This morning we crossed the border from Mexico into Guatemala. It was painless. I read about a couple of guys who crossed in 20 minutes so I was confident it would be easy.
To start with we needed to leave Mexico. We missed the exit point which is about 3km from the border. It looked like a government building but didn’t look very border like. For future reference I think it’s here. After we back tracked we started at the Banjercito and checked out our motorbikes. The fella took photos of the VIN numbers then printed some papers and gave us a certificate showing we’d exported our bikes. No money required. Next we went to the next door building and exported ourselves from Mexico. Again, painless, and no money required.
Then we rode across the border and were flagged down by some fellas who wanted to spray the bikes. They asked for 13 quetzales for each bike. They didn’t take pesos. At this point we had some pesos left and no quetzales. Just our luck, there was a money changer on hand. He charged us 70 pesos for 30 quetzales, xe.com puts that at 45 pesos. An unnecessary expense of $2 USD, we’ll survive.
After our bikes were sprayed, we got in line at the Migracion office. A couple of buses had just arrived so there were a lot of people waiting in the midday heat. While Tomas stayed in line I went to the atm to get some quetzales at a slightly more reasonable rate. When I got back the queue had disappeared and Tomas had done his paperwork. I went into the office and after some confusion about my entry stamp into Guatemala exactly one year and one day ago, I was processed into Guatemala.

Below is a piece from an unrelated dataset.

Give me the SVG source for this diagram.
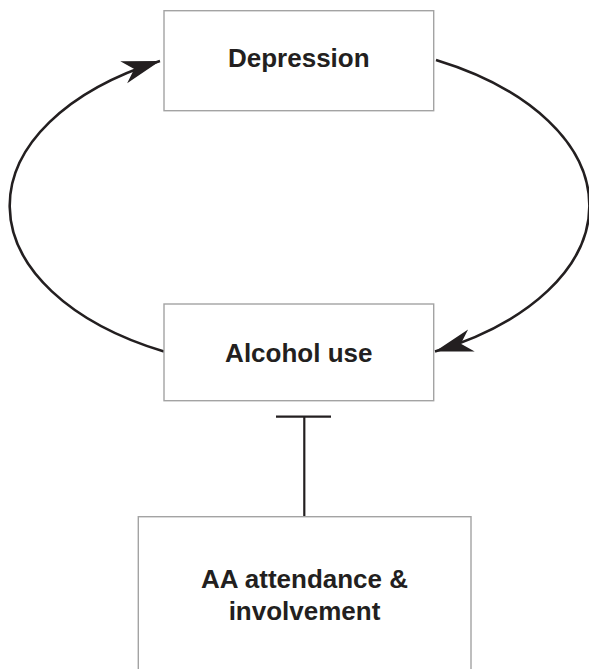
<svg xmlns="http://www.w3.org/2000/svg" width="589" height="669" viewBox="0 0 589 669">
<style>
.box{fill:#fff;stroke:#a3a3a3;stroke-width:1.4}
.lbl{font-family:"Liberation Sans",Arial,Helvetica,sans-serif;font-weight:bold;font-size:26px;fill:#231f20;text-anchor:middle}
.conn{fill:none;stroke:#231f20;stroke-width:2.6}
.inhib{fill:none;stroke:#231f20;stroke-width:2.2}
</style>
<defs>
<marker id="arr" markerUnits="userSpaceOnUse" viewBox="-40 -14 42 28" refX="0" refY="0" markerWidth="42" markerHeight="28" orient="auto">
<path d="M0,0 L-38,-11.5 L-27,0 L-38,11.5 Z" fill="#231f20"/>
</marker>
</defs>
<g id="connectors">
<path class="conn" d="M164,351.5 A289.7,165 0 0 1 160,61" marker-end="url(#arr)"/>
<path class="conn" d="M436,60 A289.7,165 0 0 1 435,351.5" marker-end="url(#arr)"/>
<line class="inhib" x1="304.3" y1="416.7" x2="304.3" y2="516.7"/>
<line class="inhib" x1="276" y1="416.7" x2="331" y2="416.7"/>
</g>
<g id="depression">
<rect class="box" x="164" y="10.7" width="269.7" height="100"/>
<text class="lbl" x="298.8" y="67.3">Depression</text>
</g>
<g id="alcohol">
<rect class="box" x="164" y="304" width="269.7" height="96.7"/>
<text class="lbl" x="298.8" y="361.5">Alcohol use</text>
</g>
<g id="aa">
<rect class="box" x="138.3" y="516.7" width="332.7" height="200"/>
<text class="lbl" x="304.5" y="588.3">AA attendance &amp;</text>
<text class="lbl" x="304.5" y="620">involvement</text>
</g>
</svg>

Total cost, 20 Mexican pesos.
We went to the next building over to import our bikes. The process was painless. We needed our Mexican export certificate, title, license and passport. Four signatures later we went next door to the bank and paid the 40 quetzales fee. Then returned to the window to collect our paperwork and stickers for the bikes.
All paperwork completed, we were into Guatemala. The process took about 2 hours which was due in part to our confusion over the process, some waiting in line and then just the process. Althought it took longer than the entry into Mexico it felt decidedly more expedient. Personally, I spent much less time waiting than entering Mexico.